A group of college students are invited by their weird Morticia Adams type friend, to a party where she dupes (not much effort involved with this particular branch of Mensa) them into a ritual to bring her ancestor (a medieval witch with dire need of a dentist) back from the dead. Hi jinks and much running ensue . The end.

Unfortunately Witchouse is a definite miss in the entertainment stakes, and made me wince rather than giggle, all the way to the credits. As you may remember from a previous blog, I am a huge fan of Night of the Demons and watching a movie that doesn’t so much pay homage to it, as crawl on its bloody hands and knees and beg to be it’s identical twin, while the object of it’s admiration kicks it every time it infiltrates their shadow, doesn’t float my boat in the slightest.

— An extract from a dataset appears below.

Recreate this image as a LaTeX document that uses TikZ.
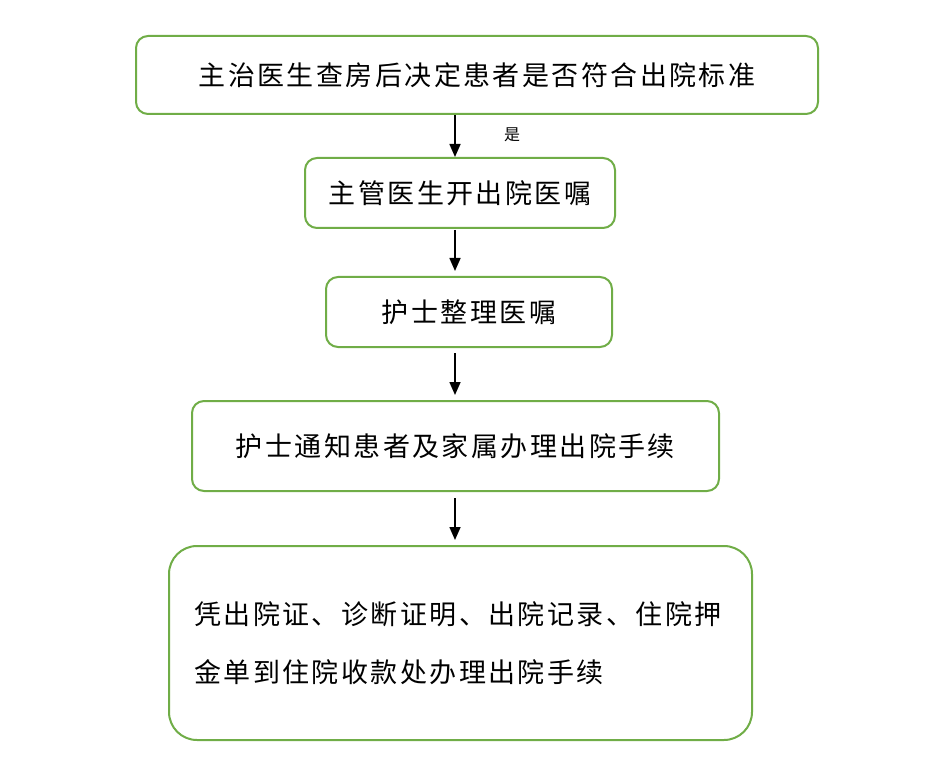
\documentclass[tikz,border=0pt]{standalone}
\usepackage{fontspec}
\usetikzlibrary{arrows.meta}
\newfontfamily\cjk[LetterSpace=9]{Noto Sans CJK SC}
\definecolor{boxgreen}{HTML}{70AD47}
\begin{document}
\begin{tikzpicture}[x=1pt,y=-1pt,
  flowbox/.style={draw=boxgreen,line width=2pt,rounded corners=12pt,fill=white,
    inner sep=0pt,font=\cjk\fontsize{27}{30}\selectfont,text=black},
  flowarrow/.style={draw=black,line width=1.6pt,-{Triangle[width=11pt,length=13pt]}}]
\useasboundingbox (0,0) rectangle (931,775);
\node[flowbox,minimum width=682pt,minimum height=78pt] (b1) at (477,75) {主治医生查房后决定患者是否符合出院标准};
\node[flowbox,minimum width=310pt,minimum height=70pt] (b2) at (460,193) {主管医生开出院医嘱};
\node[flowbox,minimum width=286pt,minimum height=70pt] (b3) at (469,312) {护士整理医嘱};
\node[flowbox,minimum width=527pt,minimum height=90pt] (b4) at (455.5,446) {护士通知患者及家属办理出院手续};
\node[flowbox,rounded corners=28pt,minimum width=583pt,minimum height=194pt] (b5) at (460.5,643) {};
\node[anchor=west,inner sep=0pt,align=left,font=\cjk\fontsize{27}{58}\selectfont] (t5) at (194,643)
  {凭出院证、诊断证明、出院记录、住院押\\金单到住院收款处办理出院手续};
\coordinate (ax) at (455,0);
\draw[flowarrow] (b1.south -| ax) -- (b2.north -| ax);
\node[font=\cjk\fontsize{16}{18}\selectfont,inner sep=0pt] (yes) at (512,135) {是};
\draw[flowarrow,shorten <=1pt,shorten >=5pt] (b2.south -| ax) -- (b3.north -| ax);
\draw[flowarrow,shorten <=5pt,shorten >=5pt] (b3.south -| ax) -- (b4.north -| ax);
\draw[flowarrow,shorten <=6pt,shorten >=5pt] (b4.south -| ax) -- (b5.north -| ax);
\end{tikzpicture}
\end{document}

In the case of a Full Moon Features film, you judge by different standards – sure the script was crap and the acting makes a seventies porno look like an audition tape for the Royal Shakespeare Company, but if you had fun watching it then it was a good movie, right?

Wrong.

At least in this case, anyway. The fact that they hadn’t even bothered to try with an original plot, or that the actors (and I use the term looser than a pimps morals) just didn’t seem to actually want to be there most of the time. The boom mike however, did a sterling performance, and I think if I had to pick a favourite character, it would definitely win hands down (or mike down, as the case was.)

If this film was a pet, the vet would have put this lame animal down before you could say ‘His name is Witchouse.’, and you wouldn’t have shed a single tear. You would have felt a rush of relief, that only the destruction of something truly abominable can bring.